Linear Interpolation
Use denser distributions of shorter ngrams to “fill in” sparse ngram distributions.
\begin{equation} P(w|u, v) = \lambda_1 \cdot p_{mle}(w|u,v) + \lambda_2 \cdot p_{mle}(w|v) + \lambda_3 \cdot p_{mle}(w) \end{equation}
- Where, \(\lambda_1, \lambda_2, \lambda_3 > 0\) and \(\lambda_1 + \lambda_2 + \lambda_3 = 1\).
- Works well in practice (but not a lot of theoretical justification why).
- Parameters can be estimated on development data (for example, using Expectation Maximization).
Discounting
- Idea: set aside some probability mass, then fill in the missing mass using back-off.

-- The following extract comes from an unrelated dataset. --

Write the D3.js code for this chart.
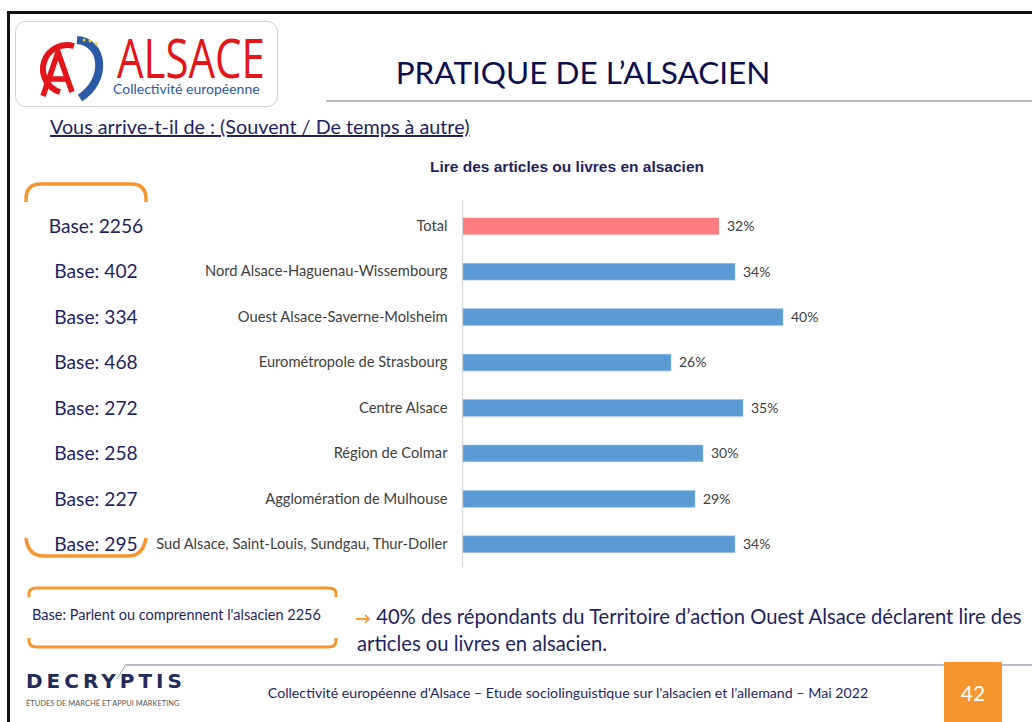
<!DOCTYPE html>
<html>
<head>
<meta charset="utf-8">
<script src="https://cdn.jsdelivr.net/npm/d3@7"></script>
<style>
  html, body { margin: 0; padding: 0; background: #fff; }
  svg { display: block; font-family: Lato, "Open Sans", sans-serif; }
</style>
</head>
<body>
<svg id="chart"></svg>
<script>
// ---- data ----
const categories = [
  "Total",
  "Nord Alsace-Haguenau-Wissembourg",
  "Ouest Alsace-Saverne-Molsheim",
  "Eurométropole de Strasbourg",
  "Centre Alsace",
  "Région de Colmar",
  "Agglomération de Mulhouse",
  "Sud Alsace, Saint-Louis, Sundgau, Thur-Doller"
];
const values = [32, 34, 40, 26, 35, 30, 29, 34];
const bases = [2256, 402, 334, 468, 272, 258, 227, 295];

const NAVY = "#1f1f66";
const ORANGE = "#f7962f";
const BLUE = "#5b9bd5";
const PINK = "#ff7c80";

function renderChart() {
  const width = 1032, height = 722;
  const svg = d3.select("#chart")
    .attr("width", width)
    .attr("height", height);

  // slide frame
  svg.append("path")
    .attr("d", `M8.5,${height} V12.5 H${width}`)
    .attr("fill", "none")
    .attr("stroke", "#111")
    .attr("stroke-width", 3);

  // ===== HEADER =====
  const logo = svg.append("g");
  logo.append("rect")
    .attr("x", 15.5).attr("y", 21.5)
    .attr("width", 262).attr("height", 85)
    .attr("rx", 10)
    .attr("fill", "#fff")
    .attr("stroke", "#cfcfcf");

  // emblem: red ring with A, blue arc with stars
  logo.append("path")
    .attr("d", "M60,92 A23,23 0 1 1 74,46")
    .attr("fill", "none").attr("stroke", "#e3151a").attr("stroke-width", 6);
  logo.append("path")
    .attr("d", "M43,96 L58,52 L72,92 M49,79 H68")
    .attr("fill", "none").attr("stroke", "#e3151a").attr("stroke-width", 5.5);
  logo.append("path")
    .attr("d", "M77,40 C104,42 108,80 80,98")
    .attr("fill", "none").attr("stroke", "#2d5aa6").attr("stroke-width", 8);
  [[84, 40], [90, 41], [96, 44]].forEach(p => {
    logo.append("circle").attr("cx", p[0]).attr("cy", p[1]).attr("r", 1.4).attr("fill", "#f2d21b");
  });

  logo.append("text")
    .attr("transform", "translate(117,78) scale(1,1.3)")
    .attr("font-family", "'Open Sans', sans-serif")
    .attr("font-size", 42)
    .attr("fill", "#e3151a")
    .text("ALSACE");
  logo.append("text")
    .attr("x", 113).attr("y", 94)
    .attr("font-size", 14)
    .attr("fill", "#2d5aa6")
    .text("Collectivité européenne");

  svg.append("text")
    .attr("x", 583).attr("y", 84)
    .attr("text-anchor", "middle")
    .attr("font-size", 31.5)
    .attr("fill", "#0d0d52")
    .text("PRATIQUE DE L’ALSACIEN");

  svg.append("line")
    .attr("x1", 326).attr("x2", width)
    .attr("y1", 101).attr("y2", 101)
    .attr("stroke", "#a6a6a6").attr("stroke-width", 1.5);

  svg.append("text")
    .attr("x", 50).attr("y", 134)
    .attr("font-size", 19.8)
    .attr("fill", NAVY)
    .attr("text-decoration", "underline")
    .text("Vous arrive-t-il de : (Souvent / De temps à autre)");

  svg.append("text")
    .attr("x", 567).attr("y", 172)
    .attr("text-anchor", "middle")
    .attr("font-family", "'Liberation Sans', Arial, sans-serif")
    .attr("font-size", 15.5)
    .attr("font-weight", 700)
    .attr("fill", NAVY)
    .text("Lire des articles ou livres en alsacien");

  // ===== BAR CHART =====
  const yScale = d3.scaleBand()
    .domain(categories)
    .range([203.5, 567])
    .paddingInner(0.63)
    .paddingOuter(0.315);

  const xScale = d3.scaleLinear()
    .domain([0, 40])
    .range([463, 783]);

  const yAxis = svg.append("g")
    .attr("transform", "translate(462.5,0)")
    .call(d3.axisLeft(yScale).tickSize(0).tickPadding(15));
  yAxis.select(".domain").attr("stroke", "#d9d9d9").attr("stroke-width", 1.3)
    .attr("d", "M0,200V567");
  yAxis.selectAll("text")
    .attr("font-family", "Lato, sans-serif")
    .attr("font-size", 14.7)
    .attr("fill", "#404040");

  const rows = categories.map((c, i) => ({ cat: c, val: values[i], base: bases[i] }));

  svg.append("g").selectAll("rect")
    .data(rows)
    .join("rect")
    .attr("x", xScale(0))
    .attr("y", d => yScale(d.cat))
    .attr("width", d => xScale(d.val) - xScale(0))
    .attr("height", yScale.bandwidth())
    .attr("fill", (d, i) => i === 0 ? PINK : BLUE)
    .attr("stroke", (d, i) => i === 0 ? "none" : "#9dc3e6")
    .attr("stroke-width", 0.6);

  svg.append("g").selectAll("text")
    .data(rows)
    .join("text")
    .attr("x", d => xScale(d.val) + 8)
    .attr("y", d => yScale(d.cat) + yScale.bandwidth() / 2)
    .attr("dy", "0.35em")
    .attr("font-size", 14)
    .attr("fill", "#404040")
    .text(d => d.val + "%");

  // ===== BASES =====
  svg.append("g").selectAll("text")
    .data(rows)
    .join("text")
    .attr("x", 96)
    .attr("y", d => yScale(d.cat) + yScale.bandwidth() / 2)
    .attr("dy", "0.35em")
    .attr("text-anchor", "middle")
    .attr("font-size", 19.2)
    .attr("fill", NAVY)
    .text(d => "Base: " + d.base);

  // orange brackets around the bases
  svg.append("path")
    .attr("d", "M26,202 V199 Q26,184 41,184 H131 Q146,184 146,199 V202")
    .attr("fill", "none").attr("stroke", ORANGE).attr("stroke-width", 3.5);
  svg.append("path")
    .attr("d", "M26,538 Q28,556 44,556 H128 Q143,556 146,538")
    .attr("fill", "none").attr("stroke", ORANGE).attr("stroke-width", 3.5);

  // ===== FOOTNOTE BOX =====
  svg.append("path")
    .attr("d", "M29,597 V593 Q29,588 37,588 H328 Q336,588 336,593 V597")
    .attr("fill", "none").attr("stroke", ORANGE).attr("stroke-width", 3);
  svg.append("path")
    .attr("d", "M29,638 V641 Q29,647 37,647 H328 Q336,647 336,641 V638")
    .attr("fill", "none").attr("stroke", ORANGE).attr("stroke-width", 3);
  svg.append("text")
    .attr("x", 32).attr("y", 620)
    .attr("font-size", 14.5)
    .attr("fill", NAVY)
    .text("Base: Parlent ou comprennent l'alsacien 2256");

  const note = svg.append("text")
    .attr("font-size", 20.2)
    .attr("fill", NAVY);
  note.append("tspan")
    .attr("x", 355).attr("y", 624)
    .attr("fill", ORANGE)
    .attr("font-weight", 700)
    .attr("font-size", 16)
    .text("→");
  note.append("tspan")
    .text(" 40% des répondants du Territoire d’action Ouest Alsace déclarent lire des");
  note.append("tspan")
    .attr("x", 357).attr("y", 651)
    .text("articles ou livres en alsacien.");

  // ===== FOOTER =====
  svg.append("line")
    .attr("x1", 125).attr("x2", width)
    .attr("y1", 665).attr("y2", 665)
    .attr("stroke", "#a5a5bd").attr("stroke-width", 1.5);

  svg.append("path")
    .attr("d", "M117,679 L125,666")
    .attr("fill", "none").attr("stroke", "#9a9aaa").attr("stroke-width", 1);
  svg.append("text")
    .attr("x", 26).attr("y", 688)
    .attr("font-family", "'DejaVu Sans', sans-serif")
    .attr("font-size", 20)
    .attr("font-weight", 700)
    .attr("letter-spacing", 4)
    .attr("fill", "#232a5c")
    .text("DECRYPTIS");
  svg.append("text")
    .attr("x", 26).attr("y", 706)
    .attr("font-size", 7.5)
    .attr("fill", "#555")
    .text("ÉTUDES DE MARCHÉ ET APPUI MARKETING");

  svg.append("text")
    .attr("x", 568).attr("y", 698)
    .attr("text-anchor", "middle")
    .attr("font-size", 14.2)
    .attr("fill", NAVY)
    .text("Collectivité européenne d'Alsace – Etude sociolinguistique sur l’alsacien et l’allemand – Mai 2022");

  svg.append("rect")
    .attr("x", 944).attr("y", 662)
    .attr("width", 58).attr("height", 60)
    .attr("fill", ORANGE);
  svg.append("text")
    .attr("x", 973).attr("y", 701)
    .attr("text-anchor", "middle")
    .attr("font-size", 21)
    .attr("fill", "#fff")
    .text("42");
}

renderChart();
</script>
</body>
</html>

- \(count^*(v, w) = count(v, w) - \beta\) where \(0<\beta<1\).
Then for all seen bigrams: $$ p(w v) = \frac{count^*(v, w)}{count(v)}. - For each context v the missing probability mass is \begin{equation} \alpha(v) = 1 - \sum_{w:c(v,w)>0} \frac{count^*(v, w)}{count(v)} \end{equation}
- We can now divide this held-out mass between the unseen words (evenly or using back-off).
Katz’ Backoff
Divide the held-out probability mass proportionally to the unigram probability of the unseen words in context v.
\begin{equation} p(w|v) = \begin{cases} & \frac{count^*(v, w)}{count(v)} & if count(v,w) > 0,
& \alpha(v) \times \frac{p_{mle}(w)}{\sum_{u:count(v,u) = 0}p_{mle(u)}} & otherwise. \end{cases} \end{equation}
Evaluating n-gram models
- Extrinsic evaluation: Apply the model in an application (for example language classification). Evaluate the application.

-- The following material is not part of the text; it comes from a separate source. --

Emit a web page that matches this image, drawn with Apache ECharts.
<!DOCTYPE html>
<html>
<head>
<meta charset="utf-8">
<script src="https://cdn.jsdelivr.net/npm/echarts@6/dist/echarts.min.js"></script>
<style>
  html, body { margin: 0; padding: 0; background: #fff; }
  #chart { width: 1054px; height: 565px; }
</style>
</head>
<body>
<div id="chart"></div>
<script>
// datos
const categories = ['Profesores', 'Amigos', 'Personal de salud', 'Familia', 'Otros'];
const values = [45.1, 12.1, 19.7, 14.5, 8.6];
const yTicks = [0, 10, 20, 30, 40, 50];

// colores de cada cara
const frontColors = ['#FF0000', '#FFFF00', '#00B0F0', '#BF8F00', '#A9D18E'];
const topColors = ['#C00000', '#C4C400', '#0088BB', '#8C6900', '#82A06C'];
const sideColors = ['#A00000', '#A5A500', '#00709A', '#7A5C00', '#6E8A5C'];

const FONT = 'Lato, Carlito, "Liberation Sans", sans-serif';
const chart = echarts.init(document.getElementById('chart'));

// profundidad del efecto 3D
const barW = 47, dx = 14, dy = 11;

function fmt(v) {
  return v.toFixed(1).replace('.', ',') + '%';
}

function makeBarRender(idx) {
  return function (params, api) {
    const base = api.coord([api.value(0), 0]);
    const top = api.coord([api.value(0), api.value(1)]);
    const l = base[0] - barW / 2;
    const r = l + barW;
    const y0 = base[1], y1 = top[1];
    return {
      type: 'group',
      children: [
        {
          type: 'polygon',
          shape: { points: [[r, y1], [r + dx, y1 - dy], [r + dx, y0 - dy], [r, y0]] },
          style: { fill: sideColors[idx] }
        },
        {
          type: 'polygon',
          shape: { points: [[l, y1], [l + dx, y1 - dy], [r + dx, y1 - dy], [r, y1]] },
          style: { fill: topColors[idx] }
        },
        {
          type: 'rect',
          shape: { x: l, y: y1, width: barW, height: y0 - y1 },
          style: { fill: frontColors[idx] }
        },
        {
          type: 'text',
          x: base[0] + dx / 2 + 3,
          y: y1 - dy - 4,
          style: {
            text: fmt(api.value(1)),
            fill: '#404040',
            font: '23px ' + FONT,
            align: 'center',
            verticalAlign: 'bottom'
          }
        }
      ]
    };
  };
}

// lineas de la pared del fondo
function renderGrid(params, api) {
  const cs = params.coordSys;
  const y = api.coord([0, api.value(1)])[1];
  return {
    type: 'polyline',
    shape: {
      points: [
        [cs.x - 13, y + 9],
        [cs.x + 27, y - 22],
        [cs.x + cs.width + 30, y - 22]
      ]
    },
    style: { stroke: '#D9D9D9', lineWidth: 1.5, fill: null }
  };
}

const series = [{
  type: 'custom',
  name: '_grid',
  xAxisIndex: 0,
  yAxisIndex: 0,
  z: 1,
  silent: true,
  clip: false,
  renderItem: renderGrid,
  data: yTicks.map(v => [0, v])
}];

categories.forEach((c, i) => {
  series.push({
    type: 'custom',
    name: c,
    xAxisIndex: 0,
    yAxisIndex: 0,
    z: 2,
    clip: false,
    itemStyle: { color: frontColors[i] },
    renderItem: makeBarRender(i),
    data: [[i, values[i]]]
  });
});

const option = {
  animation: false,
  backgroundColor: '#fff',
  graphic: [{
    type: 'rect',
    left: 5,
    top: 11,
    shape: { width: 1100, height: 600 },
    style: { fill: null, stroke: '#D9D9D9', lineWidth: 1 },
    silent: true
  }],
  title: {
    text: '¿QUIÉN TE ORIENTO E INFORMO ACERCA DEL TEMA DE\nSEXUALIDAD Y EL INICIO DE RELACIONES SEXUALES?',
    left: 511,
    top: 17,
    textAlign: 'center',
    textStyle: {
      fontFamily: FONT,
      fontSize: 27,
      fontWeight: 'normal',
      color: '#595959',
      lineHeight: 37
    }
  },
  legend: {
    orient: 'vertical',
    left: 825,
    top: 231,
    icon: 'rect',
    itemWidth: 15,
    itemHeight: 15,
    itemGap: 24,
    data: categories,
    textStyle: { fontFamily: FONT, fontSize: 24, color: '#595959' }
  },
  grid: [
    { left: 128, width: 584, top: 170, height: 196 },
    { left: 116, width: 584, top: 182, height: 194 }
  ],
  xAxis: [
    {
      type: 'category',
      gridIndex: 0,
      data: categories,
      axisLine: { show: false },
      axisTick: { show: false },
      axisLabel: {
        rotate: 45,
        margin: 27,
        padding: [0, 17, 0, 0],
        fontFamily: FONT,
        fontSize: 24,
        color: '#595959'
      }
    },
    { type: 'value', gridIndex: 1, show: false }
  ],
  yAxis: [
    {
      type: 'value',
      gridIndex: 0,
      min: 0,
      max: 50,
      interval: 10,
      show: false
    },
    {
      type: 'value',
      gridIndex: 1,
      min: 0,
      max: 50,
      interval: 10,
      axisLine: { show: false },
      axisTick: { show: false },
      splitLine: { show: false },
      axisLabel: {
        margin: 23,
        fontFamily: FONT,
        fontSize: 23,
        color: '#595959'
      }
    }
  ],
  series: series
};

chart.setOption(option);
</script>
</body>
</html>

- Intrinsic evaluation: measure how well the model approximates unseen language data.
- Can compute the probability of each sentence according to the model. Higher probability -> better model.
- Typically we compute Perplexity instead.
Perplexity
- Perplexity (per word) measures how well the ngram model predicts the sample.
- Given a corpus of ‘m’ sentences ‘\(s_i\)’, where ‘M’ is total number of tokens in the corpus
- Perplexity is defined as \(2^{-l}\), where \(l = \frac{1}{M} \sum_{i=1}^m \log_2 p(s_i)\).
- Lower perplexity = better model. Intuition:
- Assume we are predicting one word at a time.
- With uniform distribution, all successor words are equally likely. Perplexity is equal to vocabulary size. • Perplexity can be thought of as “effective vocabulary size”.